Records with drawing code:
**********

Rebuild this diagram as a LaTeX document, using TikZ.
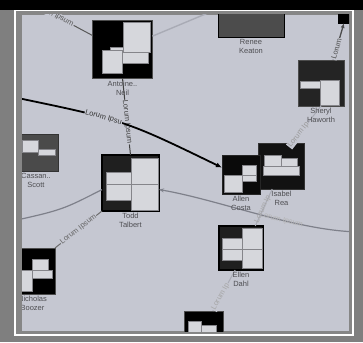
\documentclass[tikz,border=0pt]{standalone}
\usepackage{fontspec}
\setmainfont{Liberation Sans}
\usetikzlibrary{arrows.meta}
\definecolor{ltframe}{HTML}{7F7F7F}
\definecolor{ltband}{HTML}{868686}
\definecolor{ltcanvas}{HTML}{C5C7D1}
\definecolor{ltphoto}{HTML}{D6D7DC}
\definecolor{ltphotoline}{HTML}{85858A}
\definecolor{ltname}{HTML}{4E4E52}
\definecolor{ltedge}{HTML}{7E808A}
\definecolor{ltfaint}{HTML}{A9ABB5}

\begin{document}
\begin{tikzpicture}[x=1pt, y=-1pt,
  face/.style={inner sep=0pt, outer sep=0pt, draw=black!70, line width=0.8pt},
  photo/.style={fill=ltphoto, draw=ltphotoline, line width=0.5pt},
  namelabel/.style={anchor=north, yshift=-2pt, align=center, inner sep=0pt,
    text=ltname, font=\fontsize{7.5}{9}\selectfont},
  edgelabel/.style={sloped, fill=ltcanvas, inner sep=0.6pt,
    font=\fontsize{7.5}{8}\selectfont}]
  % window frame and canvas
  \fill[ltframe] (0,0) rectangle (363,342);
  \fill[ltband] (16,11) rectangle (352,334);
  \draw[white, line width=1.8pt] (15,10.5) rectangle (353,335);
  \fill[ltcanvas] (22,15) rectangle (349,331);
  \begin{scope}
    \clip (22,15) rectangle (349,331);
    % free ends of links leaving the canvas
    \coordinate (lefta) at (8,96);
    \coordinate (leftb) at (8,222);
    \coordinate (rightc) at (362,232);
    \coordinate (upleft) at (30,2);
    % people (portrait boxes)
    \node[face, fill=black, minimum width=60pt, minimum height=58pt] (antoine) at (122.5,49.5) {};
    \node[face, fill=black!70, draw=black, minimum width=66pt, minimum height=40pt] (renee) at (251,17) {};
    \node[face, fill=black, draw=black, minimum width=12pt, minimum height=13pt] (tinybox) at (344,16.5) {};
    \node[face, fill=black!86, minimum width=46pt, minimum height=46pt] (sheryl) at (321,83) {};
    \node[face, fill=black!71, draw=black!80, minimum width=44pt, minimum height=37pt] (cassan) at (36,152.5) {};
    \node[face, fill=black!88, draw=black, line width=2.5pt, minimum width=57pt, minimum height=56pt] (todd) at (130.5,183) {};
    \node[face, fill=black!93, draw=black!80, minimum width=46pt, minimum height=46pt] (isabel) at (281.5,166) {};
    \node[face, fill=black!96, draw=black!85, minimum width=38pt, minimum height=39pt] (allen) at (241,174.5) {};
    \node[face, fill=black!88, draw=black, line width=2pt, minimum width=44pt, minimum height=44pt] (ellen) at (241,248) {};
    \node[face, fill=black, minimum width=45pt, minimum height=46pt] (nicholas) at (32.5,271) {};
    \node[face, fill=black, minimum width=39pt, minimum height=34pt] (bottomnode) at (203.5,328) {};
    % portrait placeholders
    \filldraw[photo] (110,47) rectangle (148,63);
    \filldraw[photo] (123,22) rectangle (150,52);
    \filldraw[photo] (102,50) rectangle (122,73);
    \filldraw[photo] (22,140) rectangle (38,152);
    \filldraw[photo] (38,149) rectangle (55,155);
    \filldraw[photo] (300,81) rectangle (338,88);
    \filldraw[photo] (320,80) rectangle (339,105);
    \filldraw[photo] (131,158) rectangle (158,184);
    \filldraw[photo] (131,184) rectangle (158,210);
    \filldraw[photo] (106,172) rectangle (131,184);
    \filldraw[photo] (106,184) rectangle (131,200);
    \filldraw[photo] (264,155) rectangle (281,166);
    \filldraw[photo] (281,158) rectangle (297,166);
    \filldraw[photo] (263,166) rectangle (299,175);
    \filldraw[photo] (242,165) rectangle (256,175);
    \filldraw[photo] (241,175) rectangle (256,181);
    \filldraw[photo] (224,175) rectangle (242,192);
    \filldraw[photo] (222,238) rectangle (242,249);
    \filldraw[photo] (222,249) rectangle (242,260);
    \filldraw[photo] (242,228) rectangle (262,249);
    \filldraw[photo] (242,249) rectangle (262,268);
    \filldraw[photo] (32,259) rectangle (48,270);
    \filldraw[photo] (20,270) rectangle (52,278);
    \filldraw[photo] (20,270) rectangle (32,291);
    \filldraw[photo] (188,321) rectangle (201,335);
    \filldraw[photo] (201,325) rectangle (216,335);
    % links
    \draw[draw=ltfaint, line width=1.4pt] (antoine.24) -- (renee.166);
    \draw[draw=black!65, line width=1pt] (antoine.155) -- (upleft)
      node[edgelabel, pos=0.62, text=black!65] {Lorum Ipsum};
    \draw[draw=black!75, line width=1pt] (antoine.south) -- (todd.north)
      node[edgelabel, pos=0.57, text=black!75] {Lorum Ipsum};
    \draw[-{Latex[length=6pt,width=5pt]}, line width=1.8pt] (lefta) .. controls (124,120) .. (allen.160)
      node[edgelabel, pos=0.39, text=black!80] {Lorum Ipsu};
    \draw[-{Latex[length=5pt,width=4pt]}, draw=black!70, line width=1.3pt] (sheryl.62) -- (tinybox.south)
      node[edgelabel, pos=0.3, text=black!70] {Lorum};
    \draw[draw=ltfaint, line width=1pt] (isabel.65) -- (sheryl.south)
      node[edgelabel, pos=0.22, text=black!40] {Lorum Ip};
    \draw[draw=ltedge, line width=1.2pt] (leftb) .. controls (62,210) .. (todd.193);
    \draw[draw=black!58, line width=1pt] (todd.south west) -- (nicholas.north east)
      node[edgelabel, pos=0.5, text=black!60] {Lorum Ipsum};
    \draw[-{Stealth[length=5pt,width=4pt]}, draw=ltedge, line width=1.2pt]
      (rightc) .. controls (300,232) and (220,200) .. (todd.-13)
      node[edgelabel, pos=0.40, text=black!30, fill=none] {Lorum Ipsum};
    \draw[draw=ltfaint, line width=1pt] (isabel.248) -- (ellen.57)
      node[edgelabel, pos=0.55, text=black!35, fill=none] {Lorum Ip};
    \draw[draw=ltfaint, line width=1pt] (ellen.255) -- (bottomnode.61)
      node[edgelabel, pos=0.65, text=black!35] {Lorum Ip};
    % names under the portraits
    \node[namelabel] (antoinelbl) at (antoine.south) {Antoine..\\Neil};
    \node[namelabel] (reneelbl) at (renee.south) {Renee\\Keaton};
    \node[namelabel] (sheryllbl) at (sheryl.south) {Sheryl\\Haworth};
    \node[namelabel] (cassanlbl) at (cassan.south) {Cassan..\\Scott};
    \node[namelabel] (toddlbl) at (todd.south) {Todd\\Talbert};
    \node[namelabel] (isabellbl) at (isabel.south) {Isabel\\Rea};
    \node[namelabel] (allenlbl) at (allen.south) {Allen\\Costa};
    \node[namelabel] (ellenlbl) at (ellen.south) {Ellen\\Dahl};
    \node[namelabel] (nicholaslbl) at (nicholas.south) {Nicholas\\Boozer};
  \end{scope}
  % title bar
  \fill[black] (0,0) rectangle (363,10);
\end{tikzpicture}
\end{document}
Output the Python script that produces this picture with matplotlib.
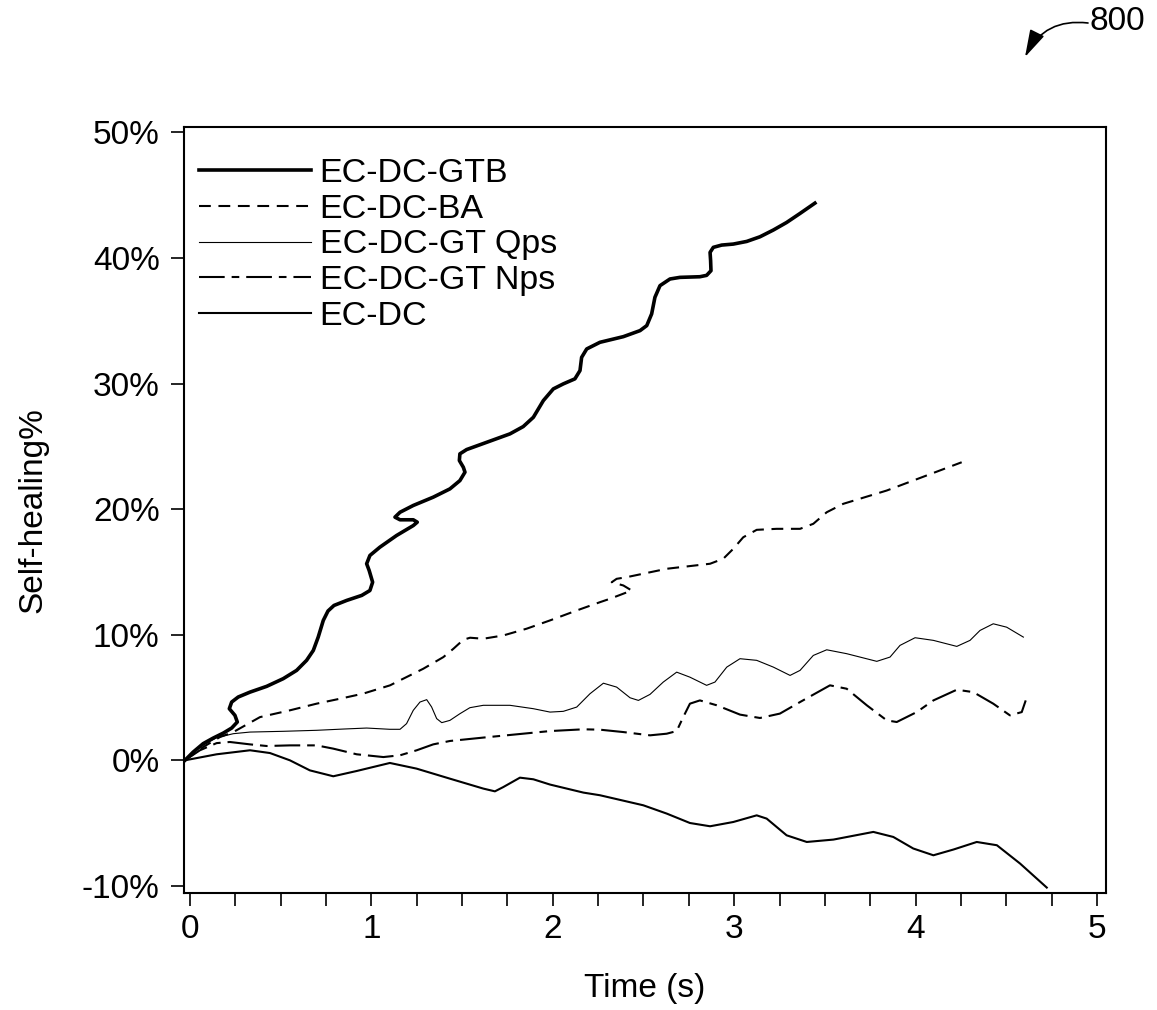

**********

| WHAT YOU HAVE TO DO |
Are you able to set down all the lines above exactly, without any pictures?

| EXERCISE RESPONSE |
Rebuild this diagram as a LaTeX document, using TikZ.
\documentclass[tikz,border=0pt]{standalone}
\usepackage{fontspec}
\setmainfont{Liberation Sans}
\usetikzlibrary{arrows.meta}
\definecolor{ltframe}{HTML}{7F7F7F}
\definecolor{ltband}{HTML}{868686}
\definecolor{ltcanvas}{HTML}{C5C7D1}
\definecolor{ltphoto}{HTML}{D6D7DC}
\definecolor{ltphotoline}{HTML}{85858A}
\definecolor{ltname}{HTML}{4E4E52}
\definecolor{ltedge}{HTML}{7E808A}
\definecolor{ltfaint}{HTML}{A9ABB5}

\begin{document}
\begin{tikzpicture}[x=1pt, y=-1pt,
  face/.style={inner sep=0pt, outer sep=0pt, draw=black!70, line width=0.8pt},
  photo/.style={fill=ltphoto, draw=ltphotoline, line width=0.5pt},
  namelabel/.style={anchor=north, yshift=-2pt, align=center, inner sep=0pt,
    text=ltname, font=\fontsize{7.5}{9}\selectfont},
  edgelabel/.style={sloped, fill=ltcanvas, inner sep=0.6pt,
    font=\fontsize{7.5}{8}\selectfont}]
  % window frame and canvas
  \fill[ltframe] (0,0) rectangle (363,342);
  \fill[ltband] (16,11) rectangle (352,334);
  \draw[white, line width=1.8pt] (15,10.5) rectangle (353,335);
  \fill[ltcanvas] (22,15) rectangle (349,331);
  \begin{scope}
    \clip (22,15) rectangle (349,331);
    % free ends of links leaving the canvas
    \coordinate (lefta) at (8,96);
    \coordinate (leftb) at (8,222);
    \coordinate (rightc) at (362,232);
    \coordinate (upleft) at (30,2);
    % people (portrait boxes)
    \node[face, fill=black, minimum width=60pt, minimum height=58pt] (antoine) at (122.5,49.5) {};
    \node[face, fill=black!70, draw=black, minimum width=66pt, minimum height=40pt] (renee) at (251,17) {};
    \node[face, fill=black, draw=black, minimum width=12pt, minimum height=13pt] (tinybox) at (344,16.5) {};
    \node[face, fill=black!86, minimum width=46pt, minimum height=46pt] (sheryl) at (321,83) {};
    \node[face, fill=black!71, draw=black!80, minimum width=44pt, minimum height=37pt] (cassan) at (36,152.5) {};
    \node[face, fill=black!88, draw=black, line width=2.5pt, minimum width=57pt, minimum height=56pt] (todd) at (130.5,183) {};
    \node[face, fill=black!93, draw=black!80, minimum width=46pt, minimum height=46pt] (isabel) at (281.5,166) {};
    \node[face, fill=black!96, draw=black!85, minimum width=38pt, minimum height=39pt] (allen) at (241,174.5) {};
    \node[face, fill=black!88, draw=black, line width=2pt, minimum width=44pt, minimum height=44pt] (ellen) at (241,248) {};
    \node[face, fill=black, minimum width=45pt, minimum height=46pt] (nicholas) at (32.5,271) {};
    \node[face, fill=black, minimum width=39pt, minimum height=34pt] (bottomnode) at (203.5,328) {};
    % portrait placeholders
    \filldraw[photo] (110,47) rectangle (148,63);
    \filldraw[photo] (123,22) rectangle (150,52);
    \filldraw[photo] (102,50) rectangle (122,73);
    \filldraw[photo] (22,140) rectangle (38,152);
    \filldraw[photo] (38,149) rectangle (55,155);
    \filldraw[photo] (300,81) rectangle (338,88);
    \filldraw[photo] (320,80) rectangle (339,105);
    \filldraw[photo] (131,158) rectangle (158,184);
    \filldraw[photo] (131,184) rectangle (158,210);
    \filldraw[photo] (106,172) rectangle (131,184);
    \filldraw[photo] (106,184) rectangle (131,200);
    \filldraw[photo] (264,155) rectangle (281,166);
    \filldraw[photo] (281,158) rectangle (297,166);
    \filldraw[photo] (263,166) rectangle (299,175);
    \filldraw[photo] (242,165) rectangle (256,175);
    \filldraw[photo] (241,175) rectangle (256,181);
    \filldraw[photo] (224,175) rectangle (242,192);
    \filldraw[photo] (222,238) rectangle (242,249);
    \filldraw[photo] (222,249) rectangle (242,260);
    \filldraw[photo] (242,228) rectangle (262,249);
    \filldraw[photo] (242,249) rectangle (262,268);
    \filldraw[photo] (32,259) rectangle (48,270);
    \filldraw[photo] (20,270) rectangle (52,278);
    \filldraw[photo] (20,270) rectangle (32,291);
    \filldraw[photo] (188,321) rectangle (201,335);
    \filldraw[photo] (201,325) rectangle (216,335);
    % links
    \draw[draw=ltfaint, line width=1.4pt] (antoine.24) -- (renee.166);
    \draw[draw=black!65, line width=1pt] (antoine.155) -- (upleft)
      node[edgelabel, pos=0.62, text=black!65] {Lorum Ipsum};
    \draw[draw=black!75, line width=1pt] (antoine.south) -- (todd.north)
      node[edgelabel, pos=0.57, text=black!75] {Lorum Ipsum};
    \draw[-{Latex[length=6pt,width=5pt]}, line width=1.8pt] (lefta) .. controls (124,120) .. (allen.160)
      node[edgelabel, pos=0.39, text=black!80] {Lorum Ipsu};
    \draw[-{Latex[length=5pt,width=4pt]}, draw=black!70, line width=1.3pt] (sheryl.62) -- (tinybox.south)
      node[edgelabel, pos=0.3, text=black!70] {Lorum};
    \draw[draw=ltfaint, line width=1pt] (isabel.65) -- (sheryl.south)
      node[edgelabel, pos=0.22, text=black!40] {Lorum Ip};
    \draw[draw=ltedge, line width=1.2pt] (leftb) .. controls (62,210) .. (todd.193);
    \draw[draw=black!58, line width=1pt] (todd.south west) -- (nicholas.north east)
      node[edgelabel, pos=0.5, text=black!60] {Lorum Ipsum};
    \draw[-{Stealth[length=5pt,width=4pt]}, draw=ltedge, line width=1.2pt]
      (rightc) .. controls (300,232) and (220,200) .. (todd.-13)
      node[edgelabel, pos=0.40, text=black!30, fill=none] {Lorum Ipsum};
    \draw[draw=ltfaint, line width=1pt] (isabel.248) -- (ellen.57)
      node[edgelabel, pos=0.55, text=black!35, fill=none] {Lorum Ip};
    \draw[draw=ltfaint, line width=1pt] (ellen.255) -- (bottomnode.61)
      node[edgelabel, pos=0.65, text=black!35] {Lorum Ip};
    % names under the portraits
    \node[namelabel] (antoinelbl) at (antoine.south) {Antoine..\\Neil};
    \node[namelabel] (reneelbl) at (renee.south) {Renee\\Keaton};
    \node[namelabel] (sheryllbl) at (sheryl.south) {Sheryl\\Haworth};
    \node[namelabel] (cassanlbl) at (cassan.south) {Cassan..\\Scott};
    \node[namelabel] (toddlbl) at (todd.south) {Todd\\Talbert};
    \node[namelabel] (isabellbl) at (isabel.south) {Isabel\\Rea};
    \node[namelabel] (allenlbl) at (allen.south) {Allen\\Costa};
    \node[namelabel] (ellenlbl) at (ellen.south) {Ellen\\Dahl};
    \node[namelabel] (nicholaslbl) at (nicholas.south) {Nicholas\\Boozer};
  \end{scope}
  % title bar
  \fill[black] (0,0) rectangle (363,10);
\end{tikzpicture}
\end{document}
Output the Python script that produces this picture with matplotlib.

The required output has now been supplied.